Data entries
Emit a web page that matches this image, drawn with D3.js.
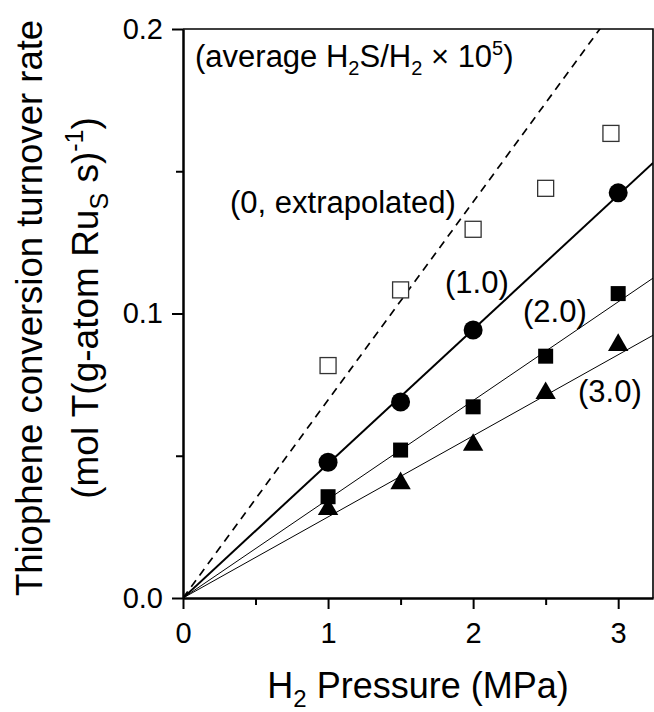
<html>
<head>
<script src="https://d3js.org/d3.v7.min.js"></script>
<style>
  body { margin: 0; background: #fff; }
  svg text { font-family: "Liberation Sans", Arial, sans-serif; fill: #000; }
</style>
</head>
<body>
<script>
// values
var pressure = [1, 1.5, 2, 2.5, 3];
var pressureExtrap = [1, 1.5, 2, 2.5, 2.95];
var pressure10 = [1, 1.5, 2, 3];
var rateExtrap = [0.0817, 0.1083, 0.1296, 0.144, 0.1633];   // open squares
var rate10 = [0.0477, 0.0689, 0.0942, 0.1424];              // circles
var rate20 = [0.0356, 0.052, 0.0672, 0.085, 0.107];         // filled squares
var rate30 = [0.0312, 0.0403, 0.0538, 0.072, 0.0889];       // triangles
var fitSlopes = [0.0696, 0.0472, 0.0347, 0.0285];           // lines through origin
var xTicks = [0, 1, 2, 3], xMinor = [0.5, 1.5, 2.5];
var yTicks = [0, 0.1, 0.2], yMinor = [0.05, 0.15];

var width = 654, height = 712;
var plotL = 183, plotR = 653, plotT = 29, plotB = 598;

var svg = d3.select("body").append("svg")
  .attr("width", width).attr("height", height);

var x = d3.scaleLinear().domain([0, 3.24]).range([plotL, plotR]);
var y = d3.scaleLinear().domain([0, 0.2]).range([plotB, plotT]);

svg.append("clipPath").attr("id", "plot")
  .append("rect").attr("x", plotL).attr("y", plotT)
  .attr("width", plotR - plotL).attr("height", plotB - plotT);

// frame top + right
svg.append("path")
  .attr("d", "M" + plotL + "," + plotT + "H" + plotR + "V" + plotB)
  .attr("fill", "none").attr("stroke", "#000").attr("stroke-width", 1.6);

// fitted lines
var lineStyles = [
  { w: 1.7, dash: "8,6" },
  { w: 2, dash: null },
  { w: 1, dash: null },
  { w: 1, dash: null }
];
svg.append("g").attr("clip-path", "url(#plot)")
  .selectAll("line").data(fitSlopes).enter().append("line")
  .attr("x1", x(0)).attr("y1", y(0))
  .attr("x2", x(3.24)).attr("y2", function(d) { return y(d * 3.24); })
  .attr("stroke", "#000")
  .attr("stroke-width", function(d, i) { return lineStyles[i].w; })
  .attr("stroke-dasharray", function(d, i) { return lineStyles[i].dash; });

// axes
function styleAxis(g) {
  g.attr("font-size", null).attr("font-family", null);
  g.selectAll("path").attr("stroke-width", 2);
  g.selectAll("line").attr("stroke-width", 2);
  g.selectAll("text").style("font-size", "29px");
}
svg.append("g").attr("transform", "translate(0," + plotB + ")")
  .call(d3.axisBottom(x).tickValues(xMinor).tickSize(7).tickSizeOuter(0).tickFormat(""))
  .call(styleAxis);
svg.append("g").attr("transform", "translate(" + plotL + ",0)")
  .call(d3.axisLeft(y).tickValues(yMinor).tickSize(7).tickSizeOuter(0).tickFormat(""))
  .call(styleAxis);
svg.append("g").attr("transform", "translate(0," + plotB + ")")
  .call(d3.axisBottom(x).tickValues(xTicks).tickSize(11).tickPadding(13)
    .tickSizeOuter(0).tickFormat(d3.format("d")))
  .call(styleAxis);
svg.append("g").attr("transform", "translate(" + plotL + ",0)")
  .call(d3.axisLeft(y).tickValues(yTicks).tickSize(11).tickPadding(9)
    .tickSizeOuter(0).tickFormat(d3.format(".1f")))
  .call(styleAxis);

// markers
var pts = svg.append("g");
pts.selectAll(".open").data(rateExtrap).enter().append("rect")
  .attr("x", function(d, i) { return x(pressureExtrap[i]) - 8; })
  .attr("y", function(d) { return y(d) - 8; })
  .attr("width", 16).attr("height", 16)
  .attr("fill", "#fff").attr("stroke", "#333").attr("stroke-width", 1.3);
pts.selectAll(".circ").data(rate10).enter().append("circle")
  .attr("cx", function(d, i) { return x(pressure10[i]); })
  .attr("cy", function(d) { return y(d); })
  .attr("r", 9.5).attr("fill", "#000");
pts.selectAll(".sq").data(rate20).enter().append("rect")
  .attr("x", function(d, i) { return x(pressure[i]) - 7.5; })
  .attr("y", function(d) { return y(d) - 7.5; })
  .attr("width", 15).attr("height", 15).attr("fill", "#000");
pts.selectAll(".tri").data(rate30).enter().append("path")
  .attr("transform", function(d, i) { return "translate(" + x(pressure[i]) + "," + y(d) + ")"; })
  .attr("d", d3.symbol().type(d3.symbolTriangle).size(180))
  .attr("fill", "#000");

// annotations
var note = svg.append("text").attr("x", 195).attr("y", 67).style("font-size", "31px");
note.append("tspan").text("(average H");
note.append("tspan").attr("dy", 8).style("font-size", "20px").text("2");
note.append("tspan").attr("dy", -8).text("S/H");
note.append("tspan").attr("dy", 8).style("font-size", "20px").text("2");
note.append("tspan").attr("dy", -8).text(" \u00d7 10");
note.append("tspan").attr("dy", -12).style("font-size", "20px").text("5");
note.append("tspan").attr("dy", 12).text(")");

var labels = ["(0, extrapolated)", "(1.0)", "(2.0)", "(3.0)"];
var labelPos = [[230, 213], [445, 293], [523, 322], [578, 402]];
svg.selectAll(".lab").data(labels).enter().append("text")
  .attr("x", function(d, i) { return labelPos[i][0]; })
  .attr("y", function(d, i) { return labelPos[i][1]; })
  .style("font-size", "31px")
  .text(function(d) { return d; });

// axis titles
var xt = svg.append("text").attr("x", (plotL + plotR) / 2).attr("y", 698)
  .attr("text-anchor", "middle").style("font-size", "36px");
xt.append("tspan").text("H");
xt.append("tspan").attr("dy", 9).style("font-size", "24px").text("2");
xt.append("tspan").attr("dy", -9).text(" Pressure (MPa)");

var yt = svg.append("g").attr("transform", "translate(42,308) rotate(-90)");
yt.append("text").attr("text-anchor", "middle").style("font-size", "36.5px")
  .text("Thiophene conversion turnover rate");
var yt2 = yt.append("text").attr("y", 56).attr("text-anchor", "middle").style("font-size", "37px");
yt2.append("tspan").text("(mol T(g-atom Ru");
yt2.append("tspan").attr("dy", 10).style("font-size", "25px").text("S");
yt2.append("tspan").attr("dy", -10).text(" s)");
yt2.append("tspan").attr("dy", -15).style("font-size", "25px").text("-1");
yt2.append("tspan").attr("dy", 15).text(")");
</script>
</body>
</html>
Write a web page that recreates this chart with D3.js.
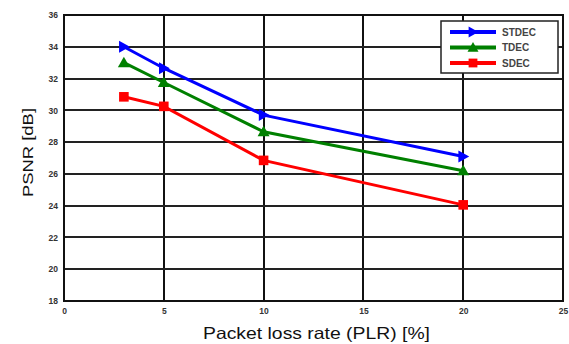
<!DOCTYPE html>
<html><head><meta charset="utf-8">
<script src="https://cdn.jsdelivr.net/npm/d3@7"></script>
<style>body{margin:0;background:#fff}svg{display:block}</style>
</head><body><svg id="c" width="569" height="344"></svg>
<script>
const plr = [3, 5, 10, 20];
const stdec = [34.0, 32.65, 29.7, 27.1];
const tdec = [33.0, 31.75, 28.65, 26.2];
const sdec = [30.85, 30.25, 26.85, 24.05];
const seriesNames = ["STDEC", "TDEC", "SDEC"];
const xTicks = [0, 5, 10, 15, 20, 25];
const yTicks = [18, 20, 22, 24, 26, 28, 30, 32, 34, 36];

const colors = ["#0000ff", "#008000", "#ff0000"];
const shapes = ["right", "up", "square"];
const series = [stdec, tdec, sdec];

const svg = d3.select("#c");
const L = 64, R = 563, T = 15, B = 301;
const x = d3.scaleLinear().domain([0, 25]).range([L, R]);
const y = d3.scaleLinear().domain([18, 36]).range([B, T]);

// grid
svg.append("g").selectAll("line").data(xTicks).join("line")
  .attr("x1", d => Math.round(x(d))).attr("x2", d => Math.round(x(d))).attr("y1", T).attr("y2", B)
  .attr("stroke", "#111").attr("stroke-width", 2);
svg.append("g").selectAll("line").data(yTicks).join("line")
  .attr("y1", d => Math.round(y(d))).attr("y2", d => Math.round(y(d))).attr("x1", L).attr("x2", R)
  .attr("stroke", "#222").attr("stroke-width", 2);

// axes
const xa = svg.append("g").attr("transform", `translate(0,${B})`)
  .call(d3.axisBottom(x).tickValues(xTicks).tickSize(0).tickPadding(7));
const ya = svg.append("g").attr("transform", `translate(${L},0)`)
  .call(d3.axisLeft(y).tickValues(yTicks).tickSize(0).tickPadding(6));
[xa, ya].forEach(a => {
  a.select(".domain").remove();
  a.selectAll("text").attr("font-family", "Arial, Liberation Sans, sans-serif")
    .attr("font-size", 8.5).attr("font-weight", "bold").attr("fill", "#333");
});
svg.append("rect").attr("x", L).attr("y", T).attr("width", R - L).attr("height", B - T)
  .attr("fill", "none").attr("stroke", "#111").attr("stroke-width", 2);

// labels
svg.append("text").attr("x", 203).attr("y", 339)
  .attr("font-family", "Arial, Liberation Sans, sans-serif").attr("font-size", 16.5)
  .attr("textLength", 227).attr("lengthAdjust", "spacingAndGlyphs")
  .attr("fill", "#111").text("Packet loss rate (PLR) [%]");
svg.append("text").attr("transform", "translate(32.5,197) rotate(-90)")
  .attr("font-family", "Arial, Liberation Sans, sans-serif").attr("font-size", 15)
  .attr("textLength", 89).attr("lengthAdjust", "spacingAndGlyphs")
  .attr("fill", "#111").text("PSNR [dB]");

function marker(g, shape, color, cx, cy, s) {
  if (shape === "right") {
    g.append("path").attr("d", `M${cx - s * 0.8},${cy - s}L${cx + s},${cy}L${cx - s * 0.8},${cy + s}Z`).attr("fill", color);
  } else if (shape === "up") {
    g.append("path").attr("d", `M${cx},${cy - s}L${cx + s},${cy + s * 0.75}L${cx - s},${cy + s * 0.75}Z`).attr("fill", color);
  } else {
    g.append("rect").attr("x", cx - s * 0.8).attr("y", cy - s * 0.8).attr("width", s * 1.6).attr("height", s * 1.6).attr("fill", color);
  }
}

const line = d3.line().x(d => x(d[0])).y(d => y(d[1]));
series.forEach((vals, i) => {
  const pts = plr.map((p, j) => [p, vals[j]]);
  const g = svg.append("g");
  g.append("path").attr("d", line(pts)).attr("fill", "none")
    .attr("stroke", colors[i]).attr("stroke-width", 3);
  pts.forEach(p => marker(g, shapes[i], colors[i], x(p[0]), y(p[1]), 6));
});

// legend
const lg = svg.append("g");
lg.append("rect").attr("x", 441).attr("y", 21).attr("width", 117).attr("height", 52)
  .attr("fill", "#fff").attr("stroke", "#222").attr("stroke-width", 1.5);
seriesNames.forEach((n, i) => {
  const yy = 32 + i * 15.5;
  lg.append("line").attr("x1", 450).attr("x2", 496).attr("y1", yy).attr("y2", yy)
    .attr("stroke", colors[i]).attr("stroke-width", 4);
  marker(lg, shapes[i], colors[i], 473, yy, 5.5);
  lg.append("text").attr("x", 502).attr("y", yy + 3.8)
    .attr("font-family", "Arial, Liberation Sans, sans-serif").attr("font-size", 10)
    .attr("font-weight", "bold").attr("fill", "#444").text(n);
});
</script></body></html>
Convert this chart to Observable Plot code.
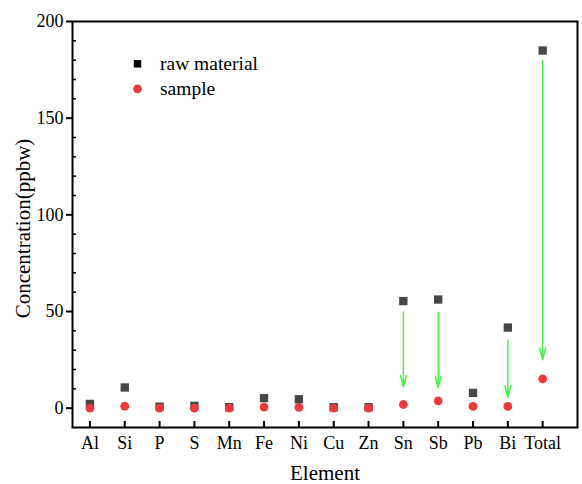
<!DOCTYPE html>
<html><head><meta charset="utf-8">
<script src="https://cdn.jsdelivr.net/npm/d3@7"></script>
<script src="https://cdn.jsdelivr.net/npm/@observablehq/plot@0.6"></script>
<style>
html,body{margin:0;padding:0;background:#fff;}
#chart svg, #chart svg text { font-family: "Liberation Serif", "Times New Roman", Times, serif !important; }
</style>
</head><body><div id="chart"></div>
<script>
const elements = ["Al","Si","P","S","Mn","Fe","Ni","Cu","Zn","Sn","Sb","Pb","Bi","Total"];
const rawMaterial = [2.2, 10.7, 0.8, 1.2, 0.5, 5.2, 4.6, 0.5, 0.5, 55.4, 56.2, 7.9, 41.7, 185];
const sample = [0, 1.0, 0, 0, 0, 0.5, 0.4, 0, 0, 1.9, 3.8, 0.9, 0.9, 15.2];
const arrowElements = ["Sn","Sb","Bi","Total"];
const arrowStart = [49.6, 49.6, 35.3, 180];
const arrowEnd = [10.9, 10.5, 5.6, 25];
const yTicks = [0, 50, 100, 150, 200];
const yMinorTicks = [10,20,30,40,60,70,80,90,110,120,130,140,160,170,180,190];
const legendLabels = ["raw material", "sample"];

const idx = elements.map((_, i) => i);
const rawData = elements.map((e, i) => ({i, v: rawMaterial[i]}));
const sampleData = elements.map((e, i) => ({i, v: sample[i]}));
const arrows = arrowElements.map((e, k) => ({i: elements.indexOf(e), from: arrowStart[k], to: arrowEnd[k]}));

const serif = "Liberation Serif";
const chart = Plot.plot({
  width: 582, height: 484,
  marginLeft: 72, marginRight: 5, marginTop: 21, marginBottom: 57,
  style: {fontFamily: serif, fontSize: "18px", background: "#fff", color: "#000"},
  x: {domain: [-0.5, 14.0]},
  y: {domain: [-10, 200]},
  marks: [
    Plot.axisX({ticks: idx, tickFormat: i => elements[i], tickSize: 0, tickPadding: 9, label: null, fontSize: 18}),
    Plot.tickX(idx, {x: d => d, insetTop: 400, strokeWidth: 2}),
    Plot.axisY({ticks: yTicks, tickSize: 6, tickPadding: 3, strokeWidth: 2, label: null, fontSize: 18}),
    Plot.tickY(yMinorTicks, {y: d => d, insetRight: 501, strokeWidth: 1.5}),
    Plot.frame({strokeWidth: 2}),
    Plot.dot(rawData, {x: "i", y: "v", symbol: "square", r: 4.7, fill: "#474747"}),
    Plot.dot(sampleData, {x: "i", y: "v", symbol: "circle", r: 4.4, fill: "#ee3a3a"}),
    Plot.arrow(arrows, {x: "i", y1: "from", y2: "to", stroke: "#4def4d", strokeWidth: 1.5, headAngle: 28, headLength: 12}),
    Plot.dot([legendLabels[0]], {frameAnchor: "top-left", dx: 65, dy: 42.3, symbol: "square", r: 4.2, fill: "#000"}),
    Plot.dot([legendLabels[1]], {frameAnchor: "top-left", dx: 65, dy: 67.3, symbol: "circle", r: 4.4, fill: "#ee3a3a"}),
    Plot.text([legendLabels[0]], {frameAnchor: "top-left", dx: 87.5, dy: 42.3, text: d => d, textAnchor: "start", lineAnchor: "middle", fontSize: 19.5}),
    Plot.text([legendLabels[1]], {frameAnchor: "top-left", dx: 87.5, dy: 67.3, text: d => d, textAnchor: "start", lineAnchor: "middle", fontSize: 19.5}),
    Plot.text(["Concentration(ppbw)"], {frameAnchor: "left", dx: -49, dy: 4, rotate: -90, text: d => d, textAnchor: "middle", lineAnchor: "middle", fontSize: 21}),
    Plot.text(["Element"], {frameAnchor: "bottom", dy: 46, text: d => d, textAnchor: "middle", lineAnchor: "middle", fontSize: 21})
  ]
});
document.getElementById("chart").appendChild(chart);
</script>
</body></html>
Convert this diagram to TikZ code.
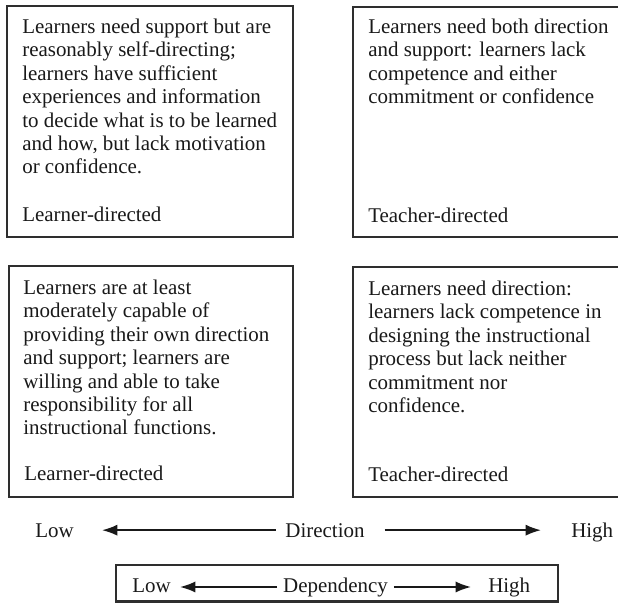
\documentclass[tikz,border=0pt]{standalone}
\usepackage{fontspec}
\setmainfont{Liberation Serif}
\usepackage{tikz}
\usetikzlibrary{arrows.meta}
\usetikzlibrary{fit}
\definecolor{boxcolor}{HTML}{2E2E2E}

\begin{document}
\begin{tikzpicture}[x=0.025cm,y=-0.025cm,
    every node/.style={font=\fontsize{14.9}{16.64}\selectfont, text=black!90, inner sep=0pt},
    quad/.style={draw=boxcolor, line width=1.5pt},
    blurb/.style={anchor=north west, align=left},
    tag/.style={anchor=base west},
    axlabel/.style={anchor=base, inner sep=4pt},
    axis/.style={black!90, line width=1.3pt, -{Latex[length=11pt,width=8pt]}}]
\useasboundingbox (0,0) rectangle (618,603);
% the four quadrants
\node (ql) [quad, fit={(7,6) (293,237)}] {};
\node (qr) [quad, fit={(353,7) (622,237)}] {};
\node (bl) [quad, fit={(9,266) (293,497)}] {};
\node (br) [quad, fit={(353,267) (622,497)}] {};
\node (qltext) [blurb] at (22,18.7) {Learners need support but are\\reasonably self-directing;\\learners have sufficient\\experiences and information\\to decide what is to be learned\\and how, but lack motivation\\or confidence.};
\node (qrtext) [blurb] at (368,18.7) {Learners need both direction\\and support: learners lack\\competence and either\\commitment or confidence};
\node (bltext) [blurb] at (23,279.7) {Learners are at least\\moderately capable of\\providing their own direction\\and support; learners are\\willing and able to take\\responsibility for all\\instructional functions.};
\node (brtext) [blurb] at (368,280.7) {Learners need direction:\\learners lack competence in\\designing the instructional\\process but lack neither\\commitment nor\\confidence.};
\node (qltag) [tag] at (22,222) {Learner-directed};
\node (qrtag) [tag] at (368,222.5) {Teacher-directed};
\node (bltag) [tag] at (24,480) {Learner-directed};
\node (brtag) [tag] at (368,481.5) {Teacher-directed};
% direction axis
\node (dirlow) [tag] at (35,537) {Low};
\node (dir) [axlabel] at (325,537) {Direction};
\node (dirhigh) [tag] at (571,537) {High};
\coordinate (dirl) at (102,528);
\coordinate (dirr) at (541,528);
\draw [axis, shorten <=2.8pt] (dir.west) -- (dir.west -| dirl);
\draw [axis, shorten <=10pt] (dir.east) -- (dir.east -| dirr);
% dependency scale
\node (dep) [quad, fit={(116,565) (558,601.5)}] {};
\node (deplow) [tag] at (132,592) {Low};
\node (deptext) [axlabel] at (335.5,592) {Dependency};
\node (dephigh) [tag] at (488,592) {High};
\coordinate (depl) at (180,589);
\coordinate (depr) at (471,589);
\draw [axis] (deptext.west) -- (deptext.west -| depl);
\draw [axis] (deptext.east) -- (deptext.east -| depr);
\end{tikzpicture}
\end{document}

Brief
Of all the lines in the listing above, how many contain the word "chart"? Answer with the number alone.

Task solution
6